In his final chapters, Blow wrestles with his demons once and for all. After he fails a lie detector test, ending his chance for an important internship, he must choose a new career path: journalism. More importantly, he must confront his own fears. The sound of Chester’s voice after so many years of depression, isolation, and feelings of worthlessness triggers him into a homicidal rage. Speeding down the interstate with murder on his mind, Blow comes to a literal crossroads: stay on the interstate, drive to Gibsland, and kill Chester; or take the Grambling exit and avoid the whole bloody mess. It is fitting that Blow opens the book with this scene, given that it is charged with significance for his future self. It is no exaggeration to say his very life hangs on this moment; he faces a likely prison term versus literal and metaphorical freedom. Blow takes the exit. He slows down, letting his rage dissipate and replacing it with something else: awareness of his own accomplishments and the knowledge that a boy who always felt unseen and unworthy has achieved remarkable things. He reaches a level of honest self-reflection that only hindsight can bestow. With murder gone from his mind, he begins the hard work of self-examination and healing.

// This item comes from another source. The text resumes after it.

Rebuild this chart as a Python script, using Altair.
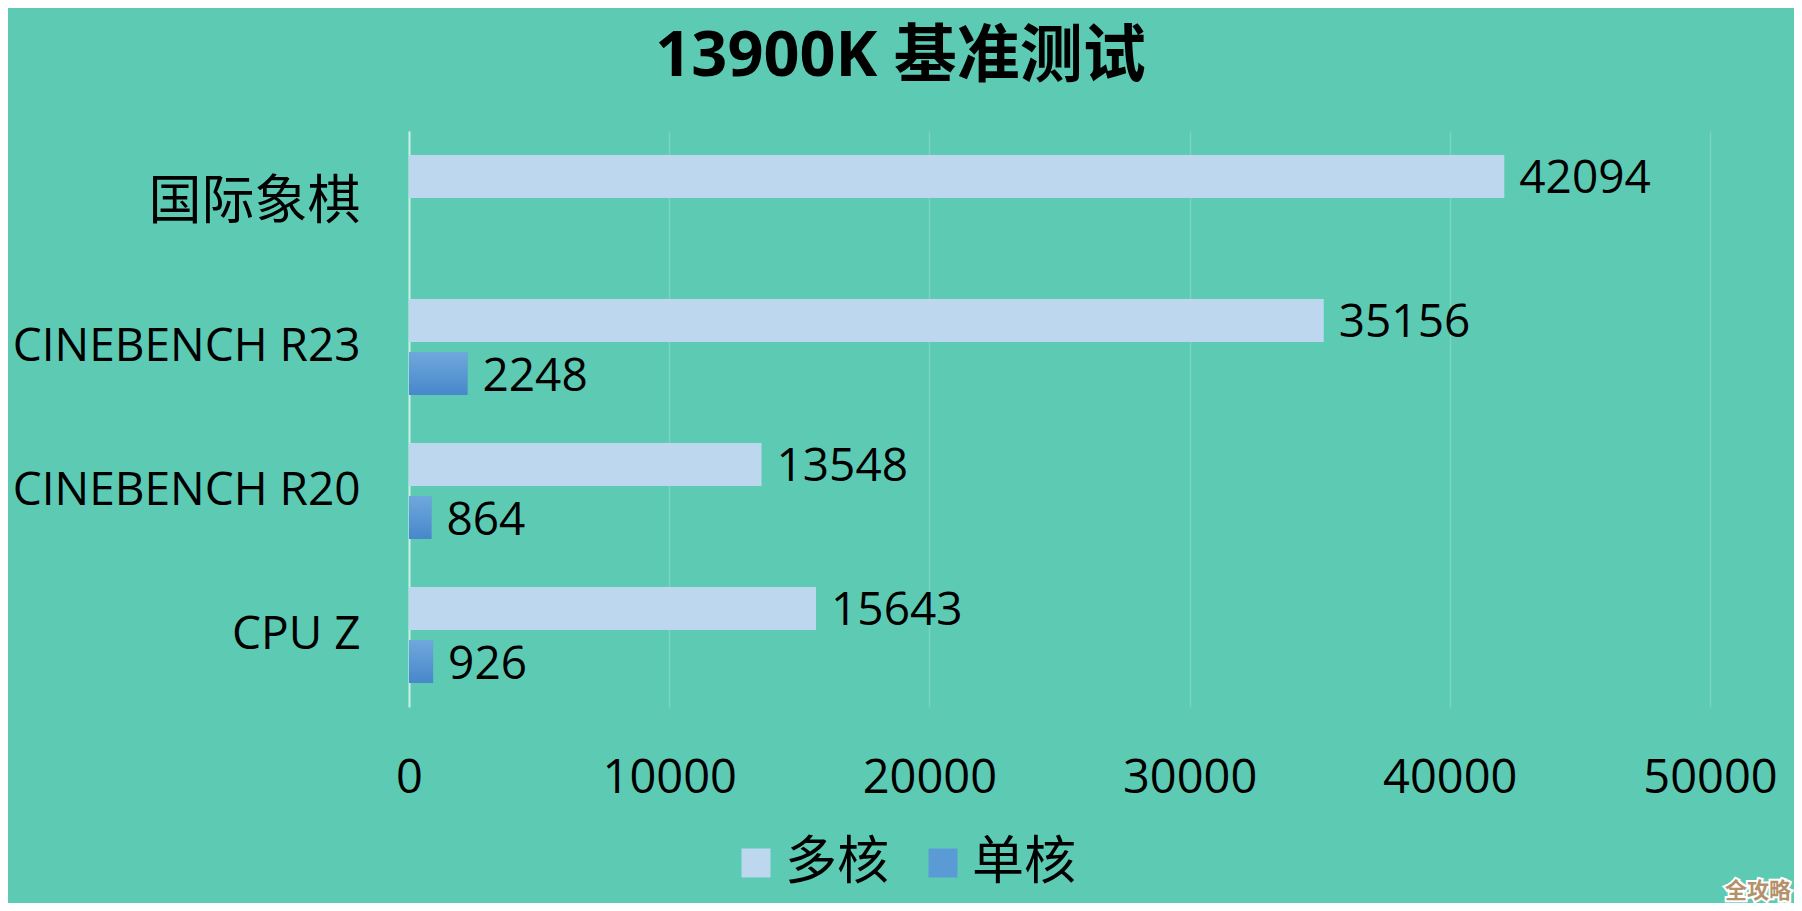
import altair as alt
import pandas as pd

categories = ["国际象棋", "CINEBENCH R23", "CINEBENCH R20", "CPU Z"]
series_names = ["多核", "单核"]
multi_core = [42094, 35156, 13548, 15643]
single_core = [None, 2248, 864, 926]
x_ticks = [0, 10000, 20000, 30000, 40000, 50000]
title_text = "13900K 基准测试"
watermark = ["全攻略"]

rows = []
for c, m, s in zip(categories, multi_core, single_core):
    rows.append({"bench": c, "series": series_names[0], "value": m})
    if s is not None:
        rows.append({"bench": c, "series": series_names[1], "value": s})
df = pd.DataFrame(rows)

FONT = "Open Sans, Noto Sans CJK SC, sans-serif"
BG = "#5DCBB4"

y_enc = alt.Y(
    "bench:N",
    sort=categories,
    scale=alt.Scale(paddingInner=0.333, paddingOuter=0.1667),
    axis=alt.Axis(
        title=None,
        domain=True,
        domainColor="#CDEFE8",
        domainWidth=2,
        ticks=False,
        tickSize=0,
        grid=False,
        labelFontSize={"condition": {"test": "datum.value === '国际象棋'", "value": 53}, "value": 46},
        labelPadding=49,
        labelLimit=500,
        labelColor="#000000",
        labelFont=FONT,
    ),
)
yoff_enc = alt.YOffset("series:N", sort=series_names, scale=alt.Scale(paddingInner=0.19))
x_enc = alt.X(
    "value:Q",
    scale=alt.Scale(domain=[0, 50000], nice=False),
    axis=alt.Axis(
        title=None,
        values=x_ticks,
        format="d",
        domain=False,
        ticks=False,
        tickSize=0,
        grid=True,
        gridColor="#78D4C1",
        gridWidth=1.5,
        labelFontSize=47,
        labelPadding=48,
        labelFlush=False,
        labelBound=False,
        labelOverlap=False,
        labelColor="#000000",
        labelFont=FONT,
    ),
)

base = alt.Chart(df)

bars = base.mark_bar().encode(
    y=y_enc,
    yOffset=yoff_enc,
    x=x_enc,
    color=alt.Color(
        "series:N",
        sort=series_names,
        scale=alt.Scale(domain=series_names, range=["#BDD7EE", "#5B9BD5"]),
        legend=alt.Legend(
            orient="none",
            legendX=321,
            legendY=706,
            direction="horizontal",
            title=None,
            symbolType="square",
            symbolSize=841,
            symbolStrokeWidth=0,
            labelFontSize=52,
            labelFont=FONT,
            labelColor="#000000",
            labelOffset=3,
            columnPadding=27,
            padding=0,
        ),
    ),
)

grad = alt.Gradient(
    gradient="linear",
    stops=[
        alt.GradientStop(color="#6FA8DD", offset=0),
        alt.GradientStop(color="#4787CA", offset=1),
    ],
    x1=0, x2=0, y1=0, y2=1,
)
single_bars = base.transform_filter(
    alt.datum.series == series_names[1]
).mark_bar(color=grad).encode(y=y_enc, yOffset=yoff_enc, x=x_enc)

labels = base.mark_text(
    align="left", baseline="middle", dx=15, dy=3, fontSize=46, font=FONT, color="#000000"
).encode(y=y_enc, yOffset=yoff_enc, x=x_enc, text=alt.Text("value:Q", format="d"))

wm_df = pd.DataFrame({"t": watermark})
wm_stroke = alt.Chart(wm_df).mark_text(
    fontSize=22, fontWeight="bold", font="Noto Sans CJK SC", align="center",
    baseline="alphabetic", stroke="#FFFFFF", strokeWidth=4, color="#FFFFFF",
).encode(x=alt.value(1349), y=alt.value(767), text="t:N")
wm_fill = alt.Chart(wm_df).mark_text(
    fontSize=22, fontWeight="bold", font="Noto Sans CJK SC", align="center",
    baseline="alphabetic", color="#B3916A",
).encode(x=alt.value(1349), y=alt.value(767), text="t:N")

chart = alt.layer(bars, single_bars, labels, wm_stroke, wm_fill).properties(
    width=1301,
    height=576,
    title=alt.TitleParams(
        text=title_text,
        fontSize=63,
        fontWeight="bold",
        font=FONT,
        color="#000000",
        anchor="middle",
        frame="group",
        dx=-159,
        dy=8,
        offset=0,
        baseline="alphabetic",
    ),
    autosize=alt.AutoSizeParams(type="none"),
    padding={"left": 401, "top": 123, "right": 84, "bottom": 196},
    background=BG,
).configure_view(stroke=None)

chart.save("out.html", embed_options={"renderer": "svg", "actions": False})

Much of that healing requires an honest look at his sexuality, the problem that has bedeviled him since he was a boy getting wary looks from the old men under the trees. The process takes years of trial and error, but Blow ultimately concludes that his sexual attractions exist on a continuum and defy easy categorization. His tastes fluctuate, but social norms demand hard-and-fast distinctions. While acknowledging “bisexual” as the closest label to describe his orientation, he concedes its connotations are too restrictive for what he feels.

Blow also ties up loose ends: His parents attain a workable coexistence, old homes are replaced with new ones, and Gibsland suffers the fate of so many small towns, withering away into practical nonexistence. Through these concluding observations, a singular truth emerges: Time and age provide perspective, smoothing the rough edges that seemed so vital in younger years. Blow’s mother Billie has forsaken much of her anger and achieved educational and career success. His father Spinner has given up his gambling and cheating. He spends his time atoning for his past neglect, even becoming a deacon in the local church. And Blow, who has devoted so much of his life to running, hiding, and then compensating for it by overachieving, finally finds peace with himself and with his life as it is. With political aspirations so firmly fixed on his horizon, he comes to terms with the fact the he will never go to law school and never be governor. He learns to focus instead of what he has: career achievements that would be the envy of any Ivy League graduate, an inner fortitude that has allowed him to overcome poverty, racism, and sexual abuse, and a life that has given him the platform to write about issues he cares deeply about. He has channeled the “fire shut up in [his] bones” into enormous personal and professional success.